WHAT TO DO: Omit the images, then print each record below exactly as it reads.

RECORDS SUPPLIED:
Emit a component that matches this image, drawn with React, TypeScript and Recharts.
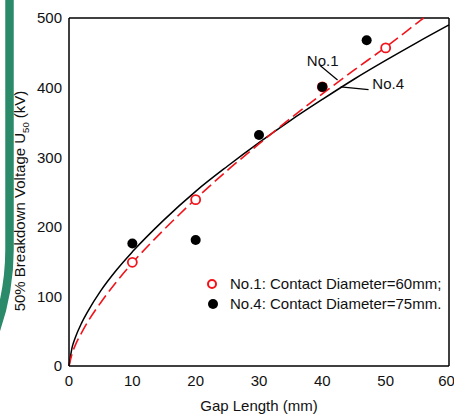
import {
  ComposedChart,
  Line,
  Scatter,
  XAxis,
  YAxis,
  ReferenceLine,
  ReferenceDot,
  Legend,
} from 'recharts';

// axis ticks
const gapTicks = [0, 10, 20, 30, 40, 50, 60];
const voltTicks = [0, 100, 200, 300, 400, 500];

// measured points
const no1Gap = [10, 20, 40, 50];
const no1Volt = [149, 239, 401, 457];
const no4Gap = [10, 20, 30, 40, 47];
const no4Volt = [176, 181, 332, 401, 468];

// fitted curves
const fitNo1Gap = [0, 0.5, 1, 2, 3, 5, 7.5, 10, 15, 20, 25, 30, 35, 40, 45, 50, 55, 56];
const fitNo1Volt = [0, 18, 30, 48, 64, 91, 121, 148, 196, 240, 281, 319, 356, 391, 425, 458, 493, 500];
const fitNo4Gap = [0, 0.5, 1, 2, 3, 5, 7.5, 10, 15, 20, 25, 30, 35, 40, 45, 50, 55, 60];
const fitNo4Volt = [0, 27, 41, 62, 79, 108, 138, 164, 210, 251, 287, 321, 353, 383, 412, 439, 465, 490];

const legendItems = ['No.1: Contact Diameter=60mm;', 'No.4: Contact Diameter=75mm.'];

const FONT = '"Liberation Sans", Arial, sans-serif';
const RED = '#f2141b';

const toPts = (xs: number[], ys: number[]) => xs.map((x, i) => ({ gap: x, volt: ys[i] }));

const no1Pts = toPts(no1Gap, no1Volt);
const no4Pts = toPts(no4Gap, no4Volt);
const fitNo1 = toPts(fitNo1Gap, fitNo1Volt);
const fitNo4 = toPts(fitNo4Gap, fitNo4Volt);

const OpenDot = (p: any) => (
  <circle cx={p.cx} cy={p.cy} r={4.5} fill="#fff" stroke={RED} strokeWidth={1.8} />
);
const FullDot = (p: any) => <circle cx={p.cx} cy={p.cy} r={5} fill="#000" />;

const YLabel = () => (
  <text transform="translate(25,201) rotate(-90)" textAnchor="middle" fontSize={15} fontFamily={FONT} fill="#111">
    50% Breakdown Voltage U<tspan fontSize={9.5} dy={4}>50</tspan>
    <tspan dy={-4}> (kV)</tspan>
  </text>
);

const XLabel = () => (
  <text x={259} y={411} textAnchor="middle" fontSize={15} fontFamily={FONT} fill="#111">
    Gap Length (mm)
  </text>
);

const LegendBox = () => (
  <div style={{ fontFamily: FONT, fontSize: 15, color: '#111', lineHeight: '20px' }}>
    {legendItems.map((t, i) => (
      <div key={t} style={{ display: 'flex', alignItems: 'center', whiteSpace: 'nowrap' }}>
        <svg width={26} height={20}>
          {i === 0 ? (
            <circle cx={8} cy={10} r={4} fill="#fff" stroke={RED} strokeWidth={2} />
          ) : (
            <circle cx={9} cy={10} r={5} fill="#000" />
          )}
        </svg>
        <span>{t}</span>
      </div>
    ))}
  </div>
);

export default function App() {
  return (
    <div style={{ position: 'absolute', left: 0, top: 0, width: 454, height: 414, overflow: 'hidden', background: '#fff' }}>
      <svg width={20} height={340} style={{ position: 'absolute', left: 0, top: 0 }}>
        <path d="M9.5 0 L9.5 250 Q9.5 290 -4 330" stroke="#2b8a6a" strokeWidth={8.5} fill="none" />
      </svg>
      <ComposedChart
        width={454}
        height={414}
        margin={{ top: 18, right: 5, bottom: 0, left: 0 }}
        style={{ position: 'absolute', left: 0, top: 0 }}
      >
        <XAxis
          type="number"
          dataKey="gap"
          domain={[0, 60]}
          ticks={gapTicks}
          height={48}
          tickLine={false}
          tickSize={7}
          tickMargin={2}
          stroke="#000"
          strokeWidth={1.5}
          tick={{ fill: '#111', fontSize: 15, fontFamily: FONT }}
          label={<XLabel />}
        />
        <YAxis
          type="number"
          dataKey="volt"
          domain={[0, 500]}
          ticks={voltTicks}
          width={69}
          tickLine={false}
          tickSize={5}
          tickMargin={2}
          stroke="#000"
          strokeWidth={1.5}
          tick={{ fill: '#111', fontSize: 15, fontFamily: FONT }}
          label={<YLabel />}
        />
        <ReferenceLine y={500} stroke="#000" strokeWidth={1.5} />
        <ReferenceLine x={60} stroke="#000" strokeWidth={1.5} />
        <Line
          data={fitNo4}
          dataKey="volt"
          type="monotone"
          stroke="#000"
          strokeWidth={1.5}
          dot={false}
          isAnimationActive={false}
        />
        <Line
          data={fitNo1}
          dataKey="volt"
          type="monotone"
          stroke={RED}
          strokeWidth={1.6}
          strokeDasharray="12 5"
          dot={false}
          isAnimationActive={false}
        />
        <Scatter data={no1Pts} dataKey="volt" shape={OpenDot} isAnimationActive={false} />
        <Scatter data={no4Pts} dataKey="volt" shape={FullDot} isAnimationActive={false} />
        <ReferenceLine segment={[{ x: 39.6, y: 432 }, { x: 42.4, y: 411 }]} stroke="#000" strokeWidth={1.2} />
        <ReferenceLine segment={[{ x: 42.9, y: 401 }, { x: 47.3, y: 397 }]} stroke="#000" strokeWidth={1.2} />
        <ReferenceDot
          x={40.05}
          y={438}
          r={0}
          stroke="none"
          label={{ value: 'No.1', position: 'center', fontSize: 15, fontFamily: FONT, fill: '#111' }}
        />
        <ReferenceDot
          x={50.4}
          y={405}
          r={0}
          stroke="none"
          label={{ value: 'No.4', position: 'center', fontSize: 15, fontFamily: FONT, fill: '#111' }}
        />
        <Legend
          layout="vertical"
          align="center"
          verticalAlign="middle"
          content={<LegendBox />}
          wrapperStyle={{ left: 204, top: 274, width: 'auto' }}
        />
      </ComposedChart>
    </div>
  );
}
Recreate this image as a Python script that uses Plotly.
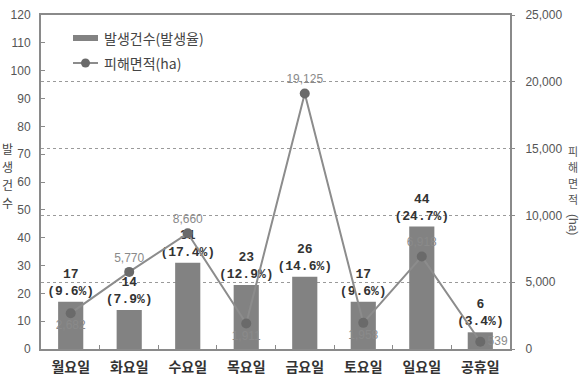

RESULT OF THIS TASK:
Emit a component that matches this image, drawn with React, TypeScript and Recharts.
import {
  ComposedChart,
  Line,
  Scatter,
  XAxis,
  YAxis,
  ReferenceLine,
  ReferenceDot,
  Legend,
} from 'recharts';

// axis ticks
const gapTicks = [0, 10, 20, 30, 40, 50, 60];
const voltTicks = [0, 100, 200, 300, 400, 500];

// measured points
const no1Gap = [10, 20, 40, 50];
const no1Volt = [149, 239, 401, 457];
const no4Gap = [10, 20, 30, 40, 47];
const no4Volt = [176, 181, 332, 401, 468];

// fitted curves
const fitNo1Gap = [0, 0.5, 1, 2, 3, 5, 7.5, 10, 15, 20, 25, 30, 35, 40, 45, 50, 55, 56];
const fitNo1Volt = [0, 18, 30, 48, 64, 91, 121, 148, 196, 240, 281, 319, 356, 391, 425, 458, 493, 500];
const fitNo4Gap = [0, 0.5, 1, 2, 3, 5, 7.5, 10, 15, 20, 25, 30, 35, 40, 45, 50, 55, 60];
const fitNo4Volt = [0, 27, 41, 62, 79, 108, 138, 164, 210, 251, 287, 321, 353, 383, 412, 439, 465, 490];

const legendItems = ['No.1: Contact Diameter=60mm;', 'No.4: Contact Diameter=75mm.'];

const FONT = '"Liberation Sans", Arial, sans-serif';
const RED = '#f2141b';

const toPts = (xs: number[], ys: number[]) => xs.map((x, i) => ({ gap: x, volt: ys[i] }));

const no1Pts = toPts(no1Gap, no1Volt);
const no4Pts = toPts(no4Gap, no4Volt);
const fitNo1 = toPts(fitNo1Gap, fitNo1Volt);
const fitNo4 = toPts(fitNo4Gap, fitNo4Volt);

const OpenDot = (p: any) => (
  <circle cx={p.cx} cy={p.cy} r={4.5} fill="#fff" stroke={RED} strokeWidth={1.8} />
);
const FullDot = (p: any) => <circle cx={p.cx} cy={p.cy} r={5} fill="#000" />;

const YLabel = () => (
  <text transform="translate(25,201) rotate(-90)" textAnchor="middle" fontSize={15} fontFamily={FONT} fill="#111">
    50% Breakdown Voltage U<tspan fontSize={9.5} dy={4}>50</tspan>
    <tspan dy={-4}> (kV)</tspan>
  </text>
);

const XLabel = () => (
  <text x={259} y={411} textAnchor="middle" fontSize={15} fontFamily={FONT} fill="#111">
    Gap Length (mm)
  </text>
);

const LegendBox = () => (
  <div style={{ fontFamily: FONT, fontSize: 15, color: '#111', lineHeight: '20px' }}>
    {legendItems.map((t, i) => (
      <div key={t} style={{ display: 'flex', alignItems: 'center', whiteSpace: 'nowrap' }}>
        <svg width={26} height={20}>
          {i === 0 ? (
            <circle cx={8} cy={10} r={4} fill="#fff" stroke={RED} strokeWidth={2} />
          ) : (
            <circle cx={9} cy={10} r={5} fill="#000" />
          )}
        </svg>
        <span>{t}</span>
      </div>
    ))}
  </div>
);

export default function App() {
  return (
    <div style={{ position: 'absolute', left: 0, top: 0, width: 454, height: 414, overflow: 'hidden', background: '#fff' }}>
      <svg width={20} height={340} style={{ position: 'absolute', left: 0, top: 0 }}>
        <path d="M9.5 0 L9.5 250 Q9.5 290 -4 330" stroke="#2b8a6a" strokeWidth={8.5} fill="none" />
      </svg>
      <ComposedChart
        width={454}
        height={414}
        margin={{ top: 18, right: 5, bottom: 0, left: 0 }}
        style={{ position: 'absolute', left: 0, top: 0 }}
      >
        <XAxis
          type="number"
          dataKey="gap"
          domain={[0, 60]}
          ticks={gapTicks}
          height={48}
          tickLine={false}
          tickSize={7}
          tickMargin={2}
          stroke="#000"
          strokeWidth={1.5}
          tick={{ fill: '#111', fontSize: 15, fontFamily: FONT }}
          label={<XLabel />}
        />
        <YAxis
          type="number"
          dataKey="volt"
          domain={[0, 500]}
          ticks={voltTicks}
          width={69}
          tickLine={false}
          tickSize={5}
          tickMargin={2}
          stroke="#000"
          strokeWidth={1.5}
          tick={{ fill: '#111', fontSize: 15, fontFamily: FONT }}
          label={<YLabel />}
        />
        <ReferenceLine y={500} stroke="#000" strokeWidth={1.5} />
        <ReferenceLine x={60} stroke="#000" strokeWidth={1.5} />
        <Line
          data={fitNo4}
          dataKey="volt"
          type="monotone"
          stroke="#000"
          strokeWidth={1.5}
          dot={false}
          isAnimationActive={false}
        />
        <Line
          data={fitNo1}
          dataKey="volt"
          type="monotone"
          stroke={RED}
          strokeWidth={1.6}
          strokeDasharray="12 5"
          dot={false}
          isAnimationActive={false}
        />
        <Scatter data={no1Pts} dataKey="volt" shape={OpenDot} isAnimationActive={false} />
        <Scatter data={no4Pts} dataKey="volt" shape={FullDot} isAnimationActive={false} />
        <ReferenceLine segment={[{ x: 39.6, y: 432 }, { x: 42.4, y: 411 }]} stroke="#000" strokeWidth={1.2} />
        <ReferenceLine segment={[{ x: 42.9, y: 401 }, { x: 47.3, y: 397 }]} stroke="#000" strokeWidth={1.2} />
        <ReferenceDot
          x={40.05}
          y={438}
          r={0}
          stroke="none"
          label={{ value: 'No.1', position: 'center', fontSize: 15, fontFamily: FONT, fill: '#111' }}
        />
        <ReferenceDot
          x={50.4}
          y={405}
          r={0}
          stroke="none"
          label={{ value: 'No.4', position: 'center', fontSize: 15, fontFamily: FONT, fill: '#111' }}
        />
        <Legend
          layout="vertical"
          align="center"
          verticalAlign="middle"
          content={<LegendBox />}
          wrapperStyle={{ left: 204, top: 274, width: 'auto' }}
        />
      </ComposedChart>
    </div>
  );
}
Recreate this image as a Python script that uses Plotly.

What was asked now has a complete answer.